Omit the images, then print each record below exactly as it reads.

* * *

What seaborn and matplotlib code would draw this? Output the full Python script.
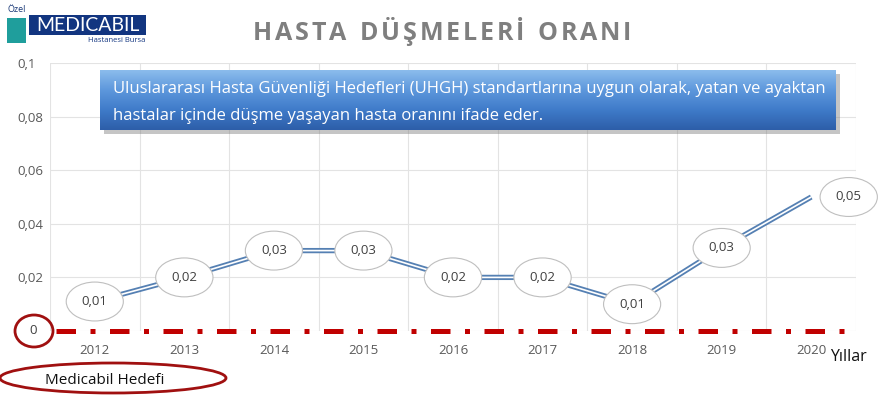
import numpy as np
import pandas as pd
import matplotlib
matplotlib.use("Agg")
import matplotlib.pyplot as plt
from matplotlib.patches import Ellipse, Rectangle
from matplotlib.colors import LinearSegmentedColormap
import seaborn as sns

# Chart data
yillar = ["2012", "2013", "2014", "2015", "2016", "2017", "2018", "2019", "2020"]
oran = [0.011, 0.020, 0.030, 0.030, 0.020, 0.020, 0.010, 0.031, 0.050]
hedef = 0
y_ticks = [0.02, 0.04, 0.06, 0.08, 0.1]

baslik = "HASTA DÜŞMELERİ ORANI"
aciklama = ["Uluslararası Hasta Güvenliği Hedefleri (UHGH) standartlarına uygun olarak, yatan ve ayaktan",
            "hastalar içinde düşme yaşayan hasta oranını ifade eder."]

sns.set_style("white")
plt.rcParams['font.family'] = ['Open Sans', 'DejaVu Sans']

W, H = 879, 397
fig = plt.figure(figsize=(W / 100, H / 100), dpi=100)


def fx(x):
    return x / W


def fy(y):
    return 1 - y / H


# main axes (pixel box 50..856 x 63..331)
ax = fig.add_axes([fx(50), fy(331), fx(856) - fx(50), fy(63) - fy(331)])
ax.set_facecolor("none")

df = pd.DataFrame({"pos": np.arange(len(yillar)), "oran": oran})

# double (compound) line: blue outer, white core
sns.lineplot(data=df, x="pos", y="oran", ax=ax, color="#5580b3", linewidth=3.8,
             solid_capstyle="butt", zorder=3)
sns.lineplot(data=df, x="pos", y="oran", ax=ax, color="white", linewidth=1.2,
             solid_capstyle="butt", zorder=4)

# target line at 0
ax.axhline(hedef, xmin=0.008, xmax=0.99, color="#c00000", linewidth=3.6,
           dashes=(3.9, 2.9, 1.0, 2.9), dash_capstyle="butt", zorder=5, clip_on=False)

ax.set_xlim(-0.5, len(yillar) - 0.5)
ax.set_ylim(0, 0.1)

# grid
ax.set_yticks([0] + y_ticks)
ax.set_yticklabels([""] + [f"{v:g}".replace(".", ",") for v in y_ticks])
for lab in ax.get_yticklabels():
    lab.set_horizontalalignment("left")
ax.set_xticks(np.arange(len(yillar)))
ax.set_xticklabels(yillar)
ax.set_xticks(np.arange(len(yillar) + 1) - 0.5, minor=True)
ax.grid(False)
ax.grid(True, axis="y", which="major", color="#e3e3e3", linewidth=0.8)
ax.grid(True, axis="x", which="minor", color="#e3e3e3", linewidth=0.8)
ax.tick_params(axis="y", length=0, pad=23.8, labelsize=9.5, labelcolor="#595959")
ax.tick_params(axis="x", which="both", length=0, pad=9, labelsize=9.5, labelcolor="#595959")
ax.set_xlabel("")
ax.set_ylabel("")
for s in ax.spines.values():
    s.set_visible(False)

# data labels in ellipses
for i, v in enumerate(oran):
    dx = 27 if i == len(oran) - 1 else 0
    ax.annotate(f"{v:.2f}".replace(".", ","), (i, v), xytext=(dx, 0),
                textcoords="offset points", ha="center", va="center",
                fontsize=9.5, color="#404040", zorder=6,
                bbox=dict(boxstyle="ellipse,pad=0.55", fc="white", ec="#bfbfbf", lw=0.8))

# title, drawn letter by letter for the wide tracking
renderer = fig.canvas.get_renderer()
harfler = []
toplam = 0
aralik = 2.8
for ch in baslik:
    t = fig.text(0, fy(34), ch, ha="left", va="center", fontsize=18,
                 fontweight="bold", color="#7f7f7f")
    w = t.get_window_extent(renderer).width if ch != " " else 8
    harfler.append((t, w))
    toplam += w + aralik
toplam -= aralik
xpos = 442 - toplam / 2
for t, w in harfler:
    t.set_x(fx(xpos))
    xpos += w + aralik

# logo
fig.text(fx(8), fy(9), "Özel", fontsize=6.5, color="#1b3a78", va="center")
fig.add_artist(Rectangle((fx(7), fy(43)), fx(19), fy(18) - fy(43), transform=fig.transFigure,
                         fc="#1f9e9c", ec="none"))
fig.add_artist(Rectangle((fx(29), fy(35)), fx(117), fy(15) - fy(35), transform=fig.transFigure,
                         fc="#123580", ec="none"))
fig.text(fx(88), fy(25.5), "MEDICABIL", ha="center", va="center", fontsize=14,
         color="white", family=["Lato", "DejaVu Sans"])
fig.text(fx(145), fy(41), "Hastanesi Bursa", ha="right", va="center", fontsize=5.5,
         color="#123580")

# info box with gradient and shadow
golge = Rectangle((fx(104), fy(134)), fx(736), fy(70) - fy(130), transform=fig.transFigure,
                  fc="#7f7f7f", ec="none", alpha=0.45, zorder=1.5)
fig.add_artist(golge)
bx = fig.add_axes([fx(100), fy(130), fx(736), fy(70) - fy(130)])
bx.set_zorder(2)
cmap = LinearSegmentedColormap.from_list("kutu", ["#2d5ea9", "#3f7bc9", "#5d97dc", "#8bbcec"])
bx.imshow(np.linspace(0, 1, 100).reshape(-1, 1), aspect="auto", cmap=cmap,
          origin="lower", extent=[0, 1, 0, 1])
bx.set_xlim(0, 1)
bx.set_ylim(0, 1)
bx.axis("off")
bx.text(0.017, 0.68, aciklama[0], color="white", fontsize=12, va="center")
bx.text(0.017, 0.24, aciklama[1], color="white", fontsize=12, va="center")

# circled zero and target legend
fig.text(fx(33), fy(331), "0", ha="center", va="center", fontsize=9.5, color="#404040")
fig.add_artist(Ellipse((fx(34), fy(331)), fx(38), fy(0) - fy(32), transform=fig.transFigure,
                       fc="none", ec="#a01010", lw=2))
fig.text(fx(830), fy(357), "Yıllar", ha="left", va="center", fontsize=11.5, color="#111111")
fig.add_artist(Ellipse((fx(113), fy(378)), fx(226), fy(0) - fy(30), transform=fig.transFigure,
                       fc="none", ec="#a01010", lw=2))
fig.text(fx(45), fy(380), "Medicabil Hedefi", ha="left", va="center", fontsize=11, color="#111111")

fig.savefig("out.png", dpi=100)
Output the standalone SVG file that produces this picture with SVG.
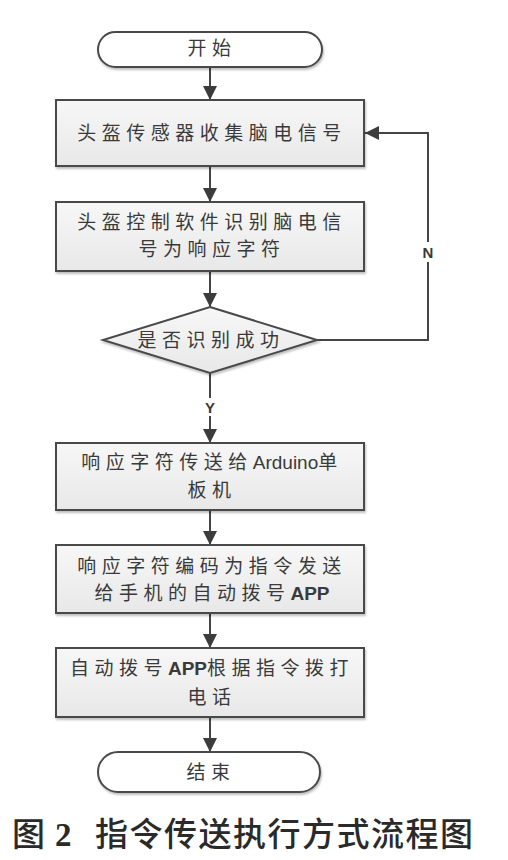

* * *

> **Final result**:
What seaborn and matplotlib code would draw this? Output the full Python script.
import numpy as np
import pandas as pd
import matplotlib
matplotlib.use("Agg")
import matplotlib.pyplot as plt
from matplotlib.patches import Ellipse, Rectangle
from matplotlib.colors import LinearSegmentedColormap
import seaborn as sns

# Chart data
yillar = ["2012", "2013", "2014", "2015", "2016", "2017", "2018", "2019", "2020"]
oran = [0.011, 0.020, 0.030, 0.030, 0.020, 0.020, 0.010, 0.031, 0.050]
hedef = 0
y_ticks = [0.02, 0.04, 0.06, 0.08, 0.1]

baslik = "HASTA DÜŞMELERİ ORANI"
aciklama = ["Uluslararası Hasta Güvenliği Hedefleri (UHGH) standartlarına uygun olarak, yatan ve ayaktan",
            "hastalar içinde düşme yaşayan hasta oranını ifade eder."]

sns.set_style("white")
plt.rcParams['font.family'] = ['Open Sans', 'DejaVu Sans']

W, H = 879, 397
fig = plt.figure(figsize=(W / 100, H / 100), dpi=100)


def fx(x):
    return x / W


def fy(y):
    return 1 - y / H


# main axes (pixel box 50..856 x 63..331)
ax = fig.add_axes([fx(50), fy(331), fx(856) - fx(50), fy(63) - fy(331)])
ax.set_facecolor("none")

df = pd.DataFrame({"pos": np.arange(len(yillar)), "oran": oran})

# double (compound) line: blue outer, white core
sns.lineplot(data=df, x="pos", y="oran", ax=ax, color="#5580b3", linewidth=3.8,
             solid_capstyle="butt", zorder=3)
sns.lineplot(data=df, x="pos", y="oran", ax=ax, color="white", linewidth=1.2,
             solid_capstyle="butt", zorder=4)

# target line at 0
ax.axhline(hedef, xmin=0.008, xmax=0.99, color="#c00000", linewidth=3.6,
           dashes=(3.9, 2.9, 1.0, 2.9), dash_capstyle="butt", zorder=5, clip_on=False)

ax.set_xlim(-0.5, len(yillar) - 0.5)
ax.set_ylim(0, 0.1)

# grid
ax.set_yticks([0] + y_ticks)
ax.set_yticklabels([""] + [f"{v:g}".replace(".", ",") for v in y_ticks])
for lab in ax.get_yticklabels():
    lab.set_horizontalalignment("left")
ax.set_xticks(np.arange(len(yillar)))
ax.set_xticklabels(yillar)
ax.set_xticks(np.arange(len(yillar) + 1) - 0.5, minor=True)
ax.grid(False)
ax.grid(True, axis="y", which="major", color="#e3e3e3", linewidth=0.8)
ax.grid(True, axis="x", which="minor", color="#e3e3e3", linewidth=0.8)
ax.tick_params(axis="y", length=0, pad=23.8, labelsize=9.5, labelcolor="#595959")
ax.tick_params(axis="x", which="both", length=0, pad=9, labelsize=9.5, labelcolor="#595959")
ax.set_xlabel("")
ax.set_ylabel("")
for s in ax.spines.values():
    s.set_visible(False)

# data labels in ellipses
for i, v in enumerate(oran):
    dx = 27 if i == len(oran) - 1 else 0
    ax.annotate(f"{v:.2f}".replace(".", ","), (i, v), xytext=(dx, 0),
                textcoords="offset points", ha="center", va="center",
                fontsize=9.5, color="#404040", zorder=6,
                bbox=dict(boxstyle="ellipse,pad=0.55", fc="white", ec="#bfbfbf", lw=0.8))

# title, drawn letter by letter for the wide tracking
renderer = fig.canvas.get_renderer()
harfler = []
toplam = 0
aralik = 2.8
for ch in baslik:
    t = fig.text(0, fy(34), ch, ha="left", va="center", fontsize=18,
                 fontweight="bold", color="#7f7f7f")
    w = t.get_window_extent(renderer).width if ch != " " else 8
    harfler.append((t, w))
    toplam += w + aralik
toplam -= aralik
xpos = 442 - toplam / 2
for t, w in harfler:
    t.set_x(fx(xpos))
    xpos += w + aralik

# logo
fig.text(fx(8), fy(9), "Özel", fontsize=6.5, color="#1b3a78", va="center")
fig.add_artist(Rectangle((fx(7), fy(43)), fx(19), fy(18) - fy(43), transform=fig.transFigure,
                         fc="#1f9e9c", ec="none"))
fig.add_artist(Rectangle((fx(29), fy(35)), fx(117), fy(15) - fy(35), transform=fig.transFigure,
                         fc="#123580", ec="none"))
fig.text(fx(88), fy(25.5), "MEDICABIL", ha="center", va="center", fontsize=14,
         color="white", family=["Lato", "DejaVu Sans"])
fig.text(fx(145), fy(41), "Hastanesi Bursa", ha="right", va="center", fontsize=5.5,
         color="#123580")

# info box with gradient and shadow
golge = Rectangle((fx(104), fy(134)), fx(736), fy(70) - fy(130), transform=fig.transFigure,
                  fc="#7f7f7f", ec="none", alpha=0.45, zorder=1.5)
fig.add_artist(golge)
bx = fig.add_axes([fx(100), fy(130), fx(736), fy(70) - fy(130)])
bx.set_zorder(2)
cmap = LinearSegmentedColormap.from_list("kutu", ["#2d5ea9", "#3f7bc9", "#5d97dc", "#8bbcec"])
bx.imshow(np.linspace(0, 1, 100).reshape(-1, 1), aspect="auto", cmap=cmap,
          origin="lower", extent=[0, 1, 0, 1])
bx.set_xlim(0, 1)
bx.set_ylim(0, 1)
bx.axis("off")
bx.text(0.017, 0.68, aciklama[0], color="white", fontsize=12, va="center")
bx.text(0.017, 0.24, aciklama[1], color="white", fontsize=12, va="center")

# circled zero and target legend
fig.text(fx(33), fy(331), "0", ha="center", va="center", fontsize=9.5, color="#404040")
fig.add_artist(Ellipse((fx(34), fy(331)), fx(38), fy(0) - fy(32), transform=fig.transFigure,
                       fc="none", ec="#a01010", lw=2))
fig.text(fx(830), fy(357), "Yıllar", ha="left", va="center", fontsize=11.5, color="#111111")
fig.add_artist(Ellipse((fx(113), fy(378)), fx(226), fy(0) - fy(30), transform=fig.transFigure,
                       fc="none", ec="#a01010", lw=2))
fig.text(fx(45), fy(380), "Medicabil Hedefi", ha="left", va="center", fontsize=11, color="#111111")

fig.savefig("out.png", dpi=100)
Output the standalone SVG file that produces this picture with SVG.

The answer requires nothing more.